Matthew Rotherham MBE

Personal information
- Born: 7 December 1994 (age 31) Bolton, England
- Height: 5 ft 8 in (173 cm)

Team information
- Current team: ESV Manchester
- Discipline: Track Sprint
- Role: Rider
- Rider type: Sprinter

Medal record
Men's para cycling
Representing Great Britain
Paralympic Games
| Gold medal – first place | 2020 Tokyo | Tandem B kilo |
| Silver medal – second place | 2024 Paris | Tandem B kilo |
Track World Championships
| Gold medal – first place | 2023 Glasgow | Tandem B kilo |
| Gold medal – first place | 2023 Glasgow | Tandem B sprint |
Representing Scotland
Commonwealth Games
| Gold medal – first place | 2018 Gold Coast | Tandem B sprint |
| Gold medal – first place | 2018 Gold Coast | Tandem B kilo |
Representing Wales
Commonwealth Games
| Gold medal – first place | 2022 Birmingham | Tandem B sprint |
| Silver medal – second place | 2022 Birmingham | Tandem B kilo |

= Matt Rotherham =

British cyclist (born 1994)

Matthew Rotherham (born 7 December 1994) is a British male track cyclist. Following a career as an elite able bodied cyclist, he transferred to Paralympic track cycling as a sighted pilot in the visually impaired (B) classification. In 2021, he piloted Neil Fachie to Paralympic gold in the men's track time trial B classification. The pair are also Paralympic silver medallists in 2024, Commonwealth Games champions in 2018, and five-time World champions in the discipline.

==Cycling career==
Rotherham is a five times British champion after winning the time trial Championship at the 2019 British National Track Championships and the 2022 British National Track Championships and three British National Tandem Sprint Championships gold medals.
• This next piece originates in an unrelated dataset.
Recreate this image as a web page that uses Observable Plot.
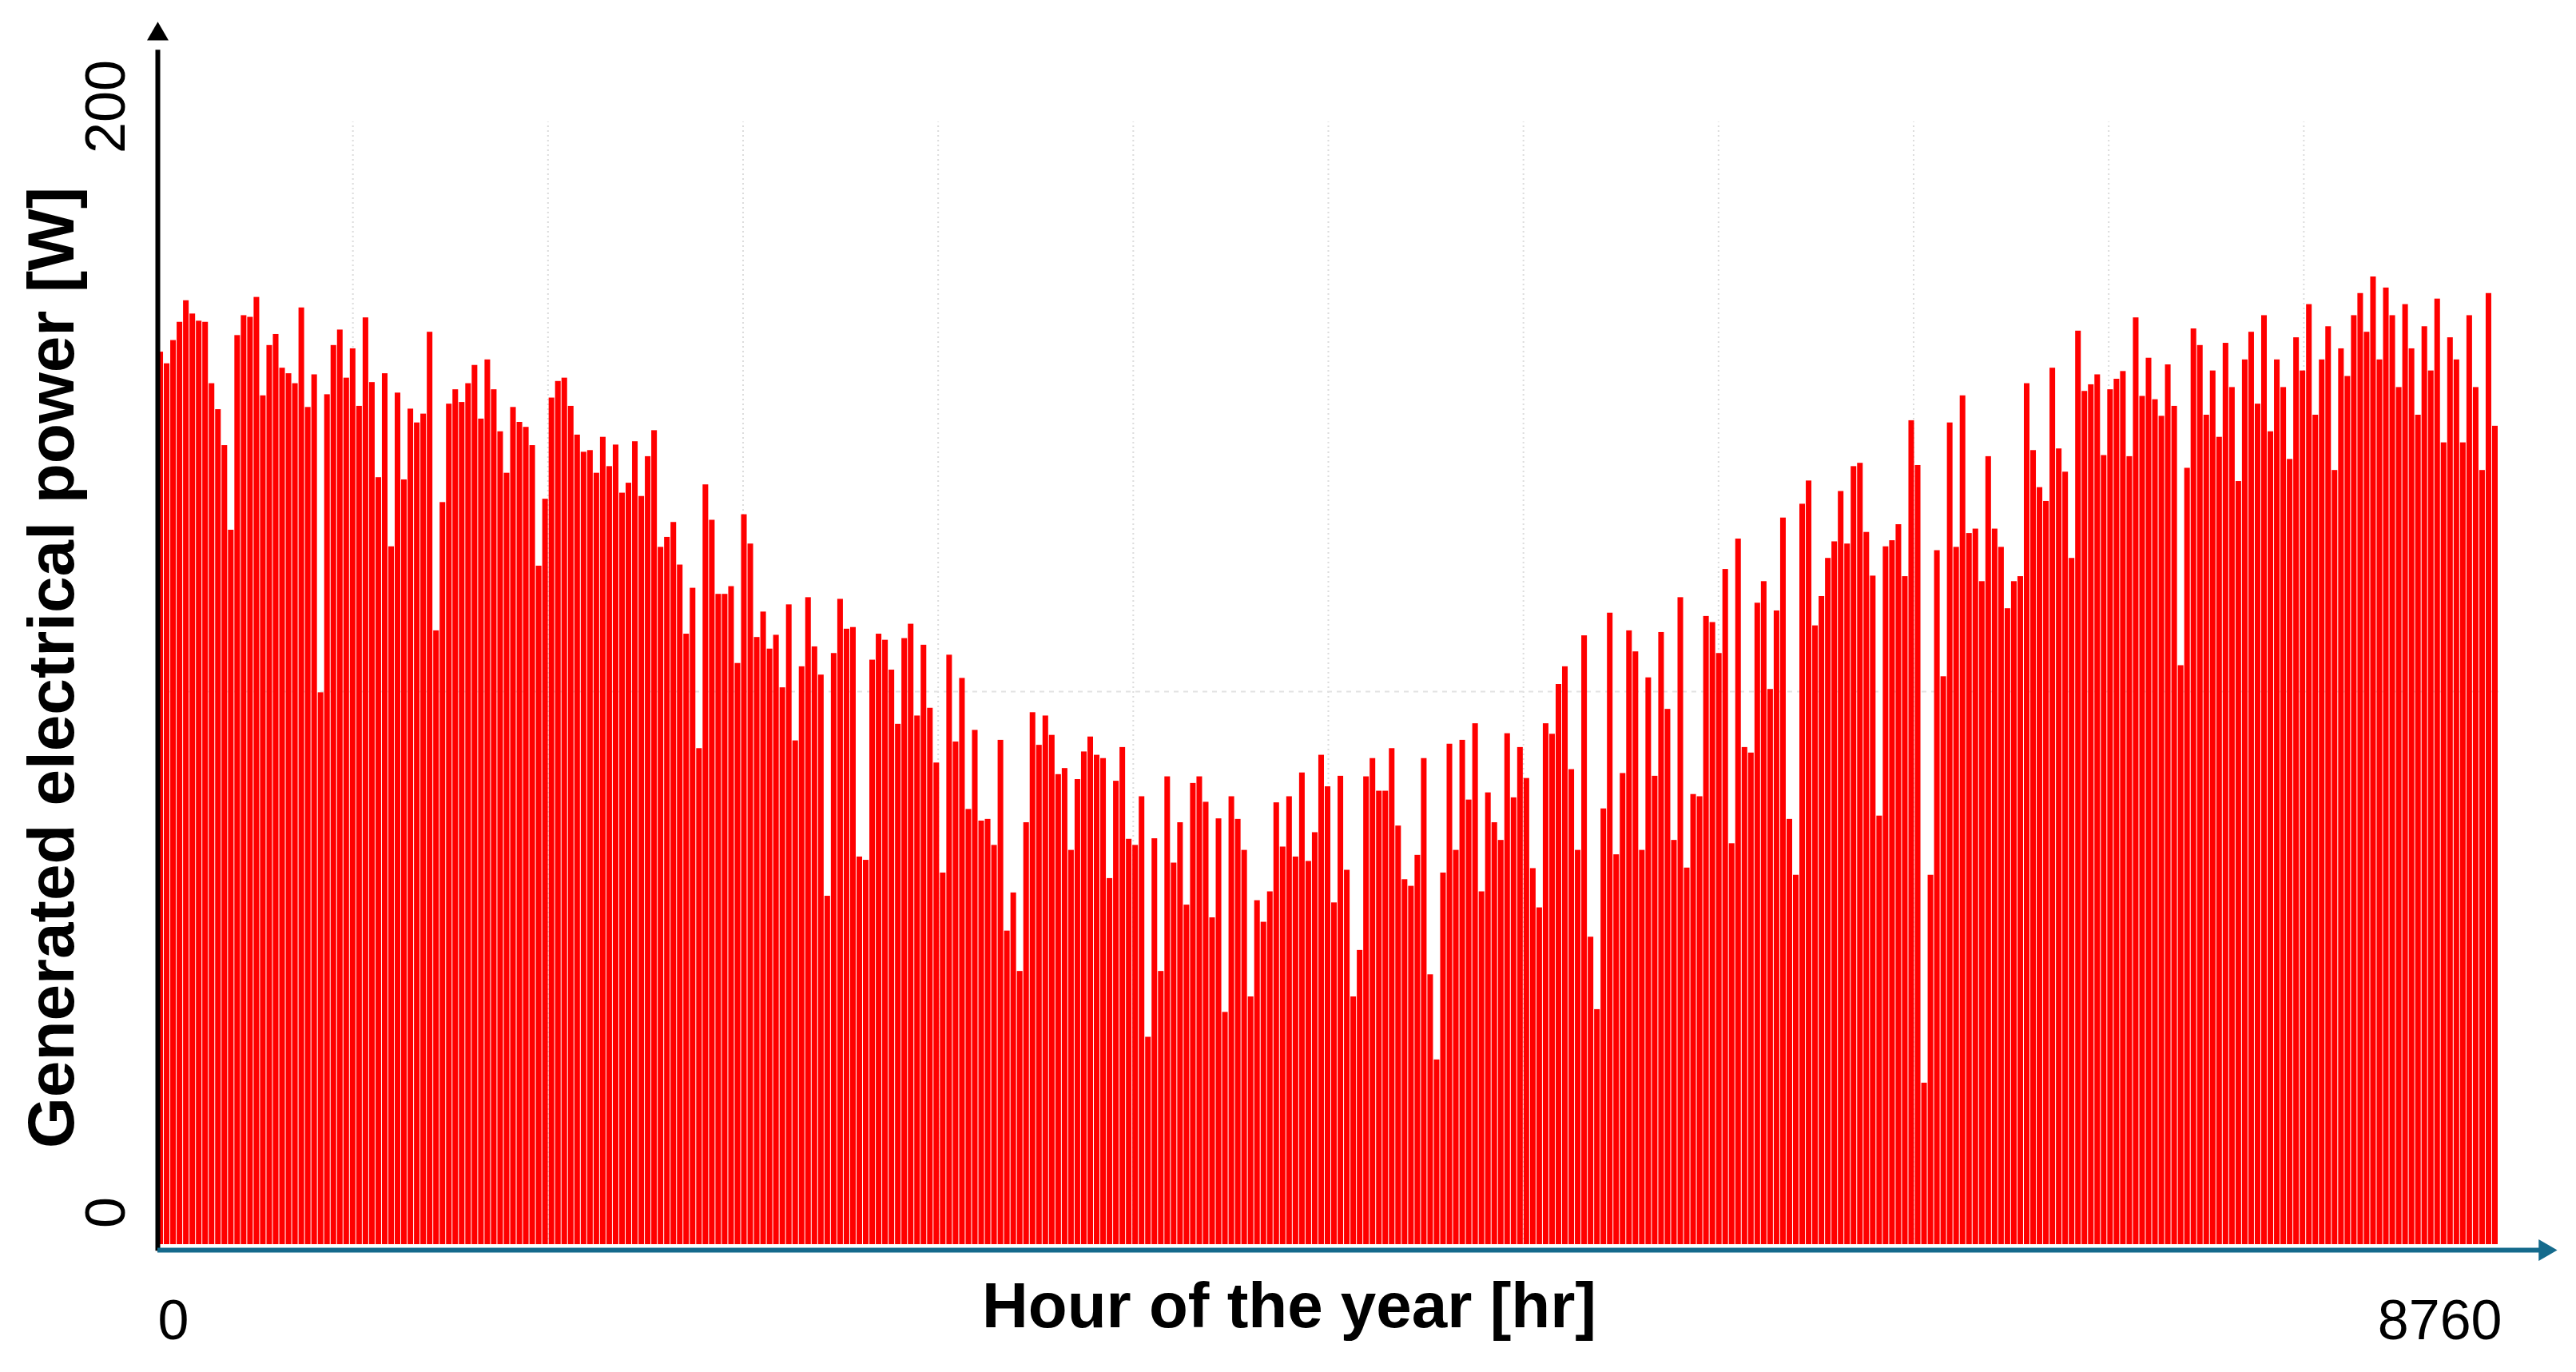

He also piloted Neil Fachie of Scotland to gold medals at the 2018 Commonwealth Games in the tandem sprint B and tandem 1km time trial B. At the 2022 Commonwealth Games, he piloted James Ball of Wales to a gold medal in the tandem sprint B and a silver medal in the tandem 1km time trial B.

Rotherham was appointed Member of the Order of the British Empire (MBE) in the 2022 New Year Honours for services to cycling.